COVID-19 began in Wuhan, China, with little worldwide attention. Initially viewed in America as a distant, small problem, it was quickly evident that the novel coronavirus was more than the common flu.
Months later and the world is still fighting the ravaging toll this virus takes on society. Many are in lockdown. The term “quarantine” has become part of regular vernacular. And the fight isn’t close to being over.
Within Judaism, we have the concept of pikuach nefesh – to save a life. There are only three mitzvot that take a greater stance (idolatry, murder, and forbidden relationships). Every other commandment is superseded by saving a life. We must break Shabbat to save a life. We must break kashrus to save a life. The details of how that works are beyond the ability of this article to address and should be fielded by a local Orthodox Rabbi. The point, however, is clear: life is sacred.
Torah teaches the world that life is sacred.
The facts on COVID-19 are easily accessible – one just needs to look to a peer-reviewed authentic scholarly and scientific resource, such as the CDC.
If we treat life as sacred, and use only trustworthy sources for our information, we can weather this storm. We can hunker down, stay home, stay safe, and protect the lives of others. This is our obligation.

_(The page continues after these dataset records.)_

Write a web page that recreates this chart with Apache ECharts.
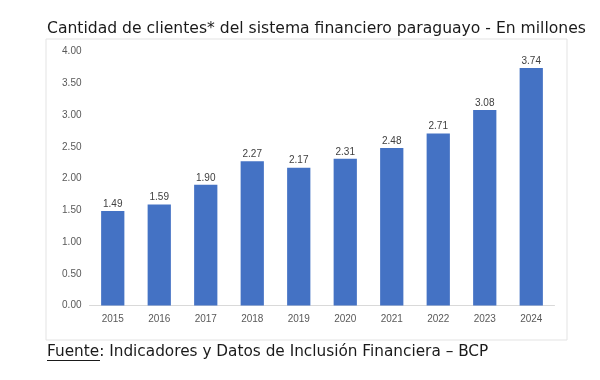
<!DOCTYPE html>
<html>
<head>
<meta charset="utf-8">
<script src="https://cdn.jsdelivr.net/npm/echarts@6/dist/echarts.min.js"></script>
<style>html,body{margin:0;padding:0;background:#fff}#c{width:600px;height:380px}</style>
</head>
<body>
<div id="c"></div>
<script>
const titleText = 'Cantidad de clientes* del sistema financiero paraguayo - En millones';
const sourceLabel = 'Fuente';
const sourceText = ': Indicadores y Datos de Inclusión Financiera – BCP';
const years = ['2015','2016','2017','2018','2019','2020','2021','2022','2023','2024'];
const clients = [1.49, 1.59, 1.90, 2.27, 2.17, 2.31, 2.48, 2.71, 3.08, 3.74];

const chart = echarts.init(document.getElementById('c'), null, {renderer: 'canvas'});
chart.setOption({
  animation: false,
  backgroundColor: '#ffffff',
  title: {
    text: titleText,
    left: 42, top: 16,
    textStyle: {fontFamily: 'DejaVu Sans', fontSize: 15.6, fontWeight: 'normal', color: '#1a1a1a'}
  },
  graphic: [
    {type: 'rect', shape: {x: 46, y: 39, width: 521, height: 301},
     style: {fill: 'none', stroke: '#e3e3e3', lineWidth: 1}, silent: true},
    {type: 'text', left: 47, top: 345,
     style: {text: sourceLabel + sourceText,
       fontFamily: 'DejaVu Sans', fontSize: 15.3, fill: '#1a1a1a'}},
    {type: 'line', shape: {x1: 47, y1: 360.5, x2: 100, y2: 360.5},
     style: {stroke: '#1a1a1a', lineWidth: 1}}
  ],
  grid: {left: 89.5, right: 45.5, top: 51.5, bottom: 74.5, containLabel: false},
  xAxis: {
    type: 'category', data: years,
    axisLine: {lineStyle: {color: '#d9d9d9'}},
    axisTick: {show: false},
    axisLabel: {color: '#595959', fontSize: 10, fontFamily: 'Liberation Sans', margin: 9}
  },
  yAxis: {
    type: 'value', min: 0, max: 4, interval: 0.5,
    splitLine: {show: false},
    axisLine: {show: false}, axisTick: {show: false},
    axisLabel: {color: '#595959', fontSize: 10, fontFamily: 'Liberation Sans', margin: 8,
      formatter: v => v.toFixed(2)}
  },
  series: [{
    type: 'bar', data: clients, barWidth: '50%',
    itemStyle: {color: '#4472C4'},
    label: {show: true, position: 'top', distance: 2, color: '#404040', fontSize: 10,
      fontFamily: 'Liberation Sans', formatter: p => p.value.toFixed(2)}
  }]
});
</script>
</body>
</html>
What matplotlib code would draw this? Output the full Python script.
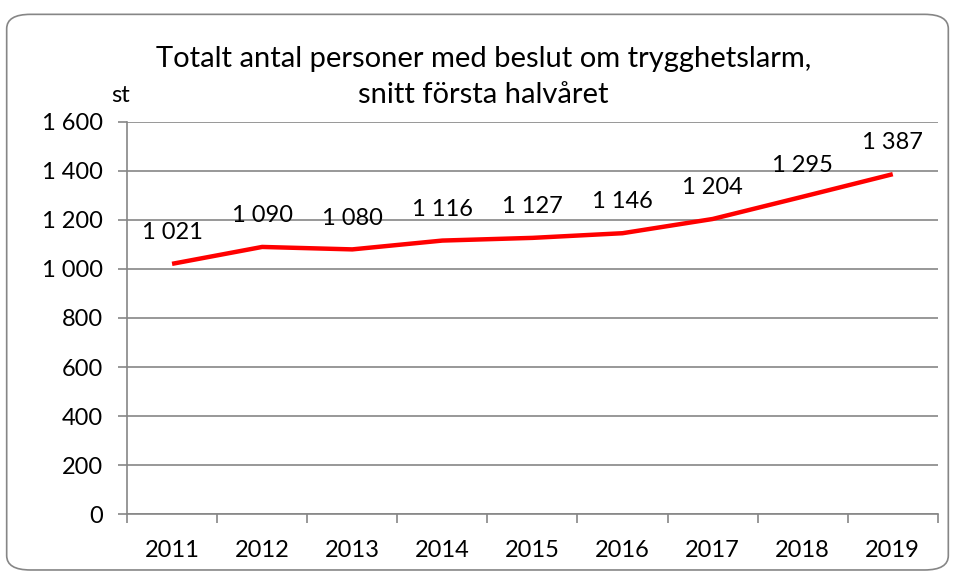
import numpy as np
import matplotlib.pyplot as plt
from matplotlib.patches import FancyBboxPatch

plt.rcParams['font.family'] = ['Lato', 'DejaVu Sans']

# Data
years = ['2011', '2012', '2013', '2014', '2015', '2016', '2017', '2018', '2019']
persons = [1021, 1090, 1080, 1116, 1127, 1146, 1204, 1295, 1387]
y_ticks = [0, 200, 400, 600, 800, 1000, 1200, 1400, 1600]
title = 'Totalt antal personer med beslut om trygghetslarm,\nsnitt första halvåret'

def sv_fmt(v):
    # Swedish thousands separator (space)
    return f'{v:,}'.replace(',', ' ')

fig = plt.figure(figsize=(9.55, 5.74), dpi=100)
ax = fig.add_axes([0.133, 0.1045, 0.849, 0.683])

x = np.arange(len(years))
ax.plot(x, persons, color='#ff0000', lw=3.2, solid_capstyle='butt', zorder=3)
for xi, v in zip(x, persons):
    ax.annotate(sv_fmt(v), (xi, v), xytext=(0, 15), textcoords='offset points',
                ha='center', va='bottom', fontsize=17)

gray = '#868686'
ax.set_xlim(-0.5, len(years) - 0.5)
ax.set_ylim(0, 1600)
ax.set_yticks(y_ticks)
ax.set_yticklabels([sv_fmt(t) for t in y_ticks], fontsize=17)
ax.yaxis.grid(True, color=gray, lw=1.2)
ax.set_axisbelow(True)

# category labels centered, tick marks between categories
ax.set_xticks(x)
ax.set_xticklabels(years, fontsize=17)
ax.tick_params(axis='x', which='major', length=0, pad=19)
ax.set_xticks(np.arange(-0.5, len(years)), minor=True)
ax.tick_params(axis='x', which='minor', length=6.5, width=1.2, color=gray, direction='out')
ax.tick_params(axis='y', length=6.5, width=1.2, color=gray, pad=11)

for s in ['top', 'right']:
    ax.spines[s].set_visible(False)
for s in ['left', 'bottom']:
    ax.spines[s].set_color(gray)
    ax.spines[s].set_linewidth(1.2)

fig.text(0.506, 0.866, title, ha='center', va='center', fontsize=21, linespacing=1.45)
fig.text(0.126, 0.833, 'st', ha='center', va='center', fontsize=17)

border = FancyBboxPatch((0.007, 0.007), 0.986, 0.968, boxstyle='round,pad=0,rounding_size=0.025',
                        transform=fig.transFigure, fill=False, edgecolor=gray, lw=1.2)
fig.patches.append(border)

fig.savefig('out.png', dpi=100)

Unfortunately, how humans behave is often different than how they should behave.
There are some that have decided to take a very anti-Torah approach to deal with this virus. There are reports of people being accused of being plagued by G-d and given COVID-19 as a punishment because they are not devout enough. Others have said it’s fake news and is a “plandemic.” Even more have challenged lockdowns and objected to it impacting their religious freedom.
Let’s not give any validity to these arguments. They are not science-based, not intelligence-based, and not Torah-based. We need to trust the facts, trust logic, and trust HaShem.
We may not know why COVID-19 is here. In fact, nobody knows for certain. The world has been designed in such a way as to allow suffering, and that’s part of our lot in life.
COVID-19 is a pandemic for our age. We have the obligation to take it seriously and do what we can to protect everyone, not just ourselves. We need to take this pandemic as the opportunity to recognize and appreciate what we have been given: more time with family, more time to learn, and more time to appreciate the beauty of the natural world around us.
Count your blessings, not your sufferings, and take that gratitude to bless others in return. That is how we will survive – not as monsters demanding our entitlements, but as caretakers and stewards of the weak, the elderly, and those among us that need help. In short, be a mensch.